The plot can be dealt with perfunctorily - which is, after all, what its authors do. It's that familiar story: steam engine meets carriage; steam engine loses carriage; steam engine and carriage get hitched. In between steam engine out-runs modern railway technology and learns a sentimental self-help lesson from an ancient locomotive (cf Old Deuteronomy in Cats).

If memory serves me correctly - and the original is not a night that has lingered - the five new songs and revised choreography have altered neither the balance nor style. As before, the chief success is that of designer John Napier, who has taken Orson Welles's dictum that the RKO studios were "the greatest electric train set any boy ever had" and applied it literally to the theatre.

On the other hand, Andrew Lloyd Webber's music is basically over-amplified and under-powered. As always, it is at its best in parody, whether of country and western (u n c o u p l e d) or gospel (light at the end of the tunnel). Richard Stilgoe's lyrics squeeze every possible pun from the human engines, but fail in the romantic ballads.

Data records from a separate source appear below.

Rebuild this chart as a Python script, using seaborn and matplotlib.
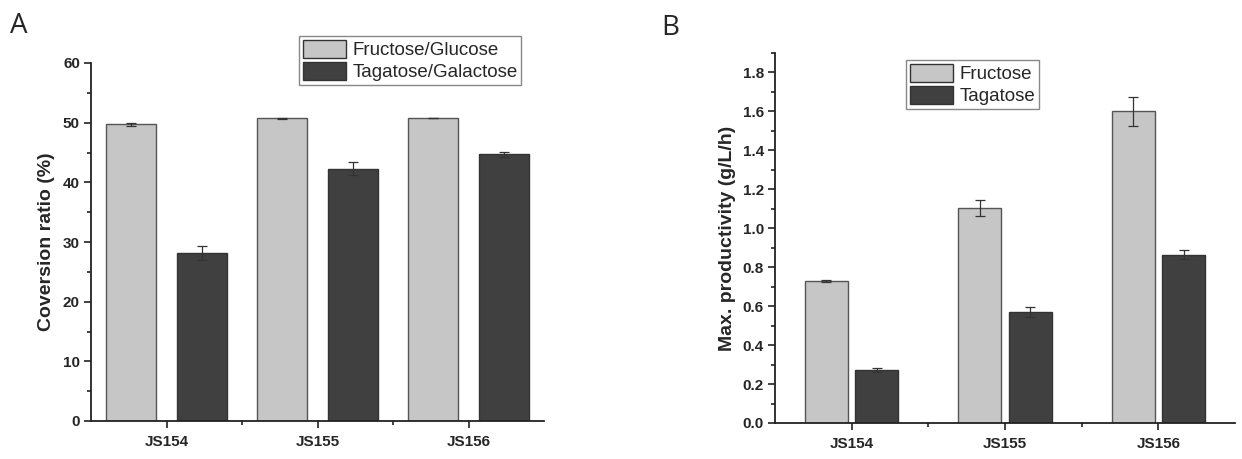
import seaborn as sns
import pandas as pd
from matplotlib import pyplot as plt
from matplotlib.ticker import MultipleLocator

strains = ["JS154", "JS155", "JS156"]

# panel A: conversion ratio (%)
conv_labels = ["Fructose/Glucose", "Tagatose/Galactose"]
conv_fru = [49.7, 50.7, 50.8]
conv_fru_err = [0.3, 0.05, 0.05]
conv_tag = [28.2, 42.3, 44.7]
conv_tag_err = [1.2, 1.1, 0.4]

# panel B: max productivity (g/L/h)
prod_labels = ["Fructose", "Tagatose"]
prod_fru = [0.73, 1.105, 1.60]
prod_fru_err = [0.004, 0.04, 0.075]
prod_tag = [0.272, 0.57, 0.865]
prod_tag_err = [0.01, 0.025, 0.022]

sns.set_theme(style="ticks")
plt.rcParams['font.family'] = ['Liberation Sans', 'DejaVu Sans']

light = "#c6c6c6"
dark = "#404040"

W, H = 1242, 459
fig = plt.figure(figsize=(W / 100, H / 100), dpi=100)


def px_axes(left, right, top, bottom):
    return fig.add_axes([left / W, 1 - bottom / H, (right - left) / W, (bottom - top) / H])


def draw_panel(ax, labels, v1, e1, v2, e2, width, gap, ylim, major, minor, ylabel, fmt):
    df = pd.DataFrame({
        "strain": strains * 2,
        "value": v1 + v2,
        "series": [labels[0]] * 3 + [labels[1]] * 3,
    })
    sns.barplot(data=df, x="strain", y="value", hue="series", hue_order=labels,
                palette=[light, dark], width=width, gap=gap, ax=ax,
                edgecolor="#333333", linewidth=1.0, errorbar=None, saturation=1)
    # light bars have a grey outline
    for p in ax.containers[0]:
        p.set_edgecolor("#555555")
    # error bars at the positions seaborn used
    for cont, errs in zip(ax.containers, [e1, e2]):
        xs = [p.get_x() + p.get_width() / 2 for p in cont]
        ys = [p.get_height() for p in cont]
        ax.errorbar(xs, ys, yerr=errs, fmt="none", ecolor="#333333",
                    elinewidth=0.9, capsize=3.5, capthick=0.9, zorder=5)

    ax.set_xlim(-0.5, 2.5)
    ax.set_ylim(*ylim)
    ax.yaxis.set_major_locator(MultipleLocator(major))
    ax.yaxis.set_minor_locator(MultipleLocator(minor))
    ax.yaxis.set_major_formatter(fmt)
    ax.set_xticks([0, 1, 2])
    ax.set_xticks([0.5, 1.5], minor=True)
    ax.set_xticklabels(strains)
    ax.tick_params(axis="both", which="major", direction="out", length=5, width=1.2,
                   labelsize=11, color="#222222", pad=3)
    ax.tick_params(axis="x", which="major", pad=5)
    ax.tick_params(axis="both", which="minor", direction="out", length=3, width=1.2,
                   color="#222222")
    for lab in ax.get_xticklabels() + ax.get_yticklabels():
        lab.set_fontweight("bold")
    ax.set_xlabel("")
    ax.set_ylabel(ylabel, fontsize=14, fontweight="bold")
    for s in ["top", "right"]:
        ax.spines[s].set_visible(False)
    for s in ["left", "bottom"]:
        ax.spines[s].set_linewidth(1.3)
        ax.spines[s].set_color("#222222")


legend_kw = dict(loc="upper left", fontsize=13.5, fancybox=False, edgecolor="#888888",
                 framealpha=1, borderpad=0.2, handlelength=2.3, handleheight=1.1,
                 labelspacing=0.15, handletextpad=0.35, borderaxespad=0)

# panel A
axA = px_axes(91, 544, 63, 421)
draw_panel(axA, conv_labels, conv_fru, conv_fru_err, conv_tag, conv_tag_err,
           width=0.94, gap=0.3, ylim=(0, 60), major=10, minor=5,
           ylabel="Coversion ratio (%)", fmt="{x:.0f}")
axA.legend(bbox_to_anchor=(0.459, 1.075), **legend_kw)
axA.yaxis.set_label_coords(-0.079, 0.5)

# panel B
axB = px_axes(775, 1235, 53, 423)
draw_panel(axB, prod_labels, prod_fru, prod_fru_err, prod_tag, prod_tag_err,
           width=0.66, gap=0.15, ylim=(0, 1.9), major=0.2, minor=0.1,
           ylabel="Max. productivity (g/L/h)", fmt="{x:.1f}")
axB.legend(bbox_to_anchor=(0.285, 0.981), **legend_kw)
axB.yaxis.set_label_coords(-0.085, 0.5)

fig.text(10 / W, 1 - 33 / H, "A", fontsize=20, family=["Open Sans", "DejaVu Sans"])
fig.text(661 / W, 1 - 35 / H, "B", fontsize=20, family=["Open Sans", "DejaVu Sans"])

fig.savefig("out.png", dpi=100)
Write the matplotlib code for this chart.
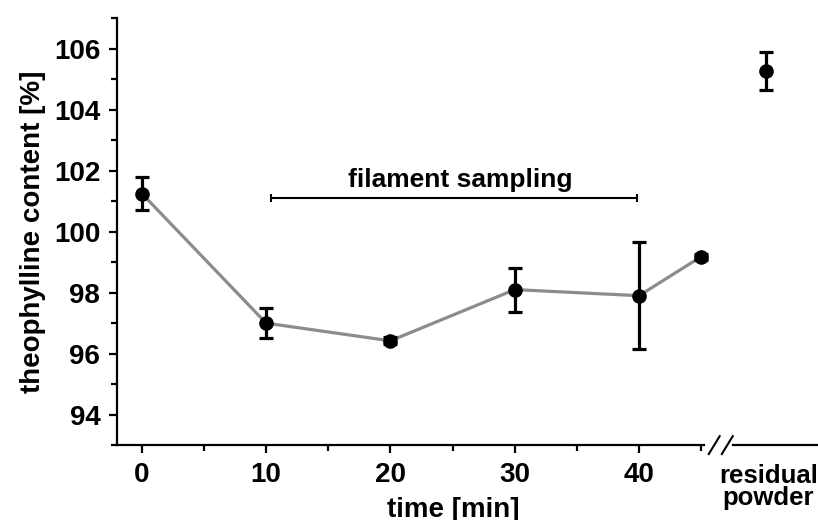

If nothing else, the show must be the fastest in London, but the repetitious races soon become wearing and Arlene Phillips's thrusting choreography displays the imaginative invention of an aerobics workout. The cast impresses most for its athletic prowess, though Tintin-lookalike Greg Ellis, Bunteresque comic Graham Martin and rich-voiced Lon Satton stand out.

While The Rink, Into the Woods, and Grand Hotel closed, this has lasted nearly nine years. And yet, in the great train journey stakes, far from being the Orient Express, it would rank as the Network SouthEast.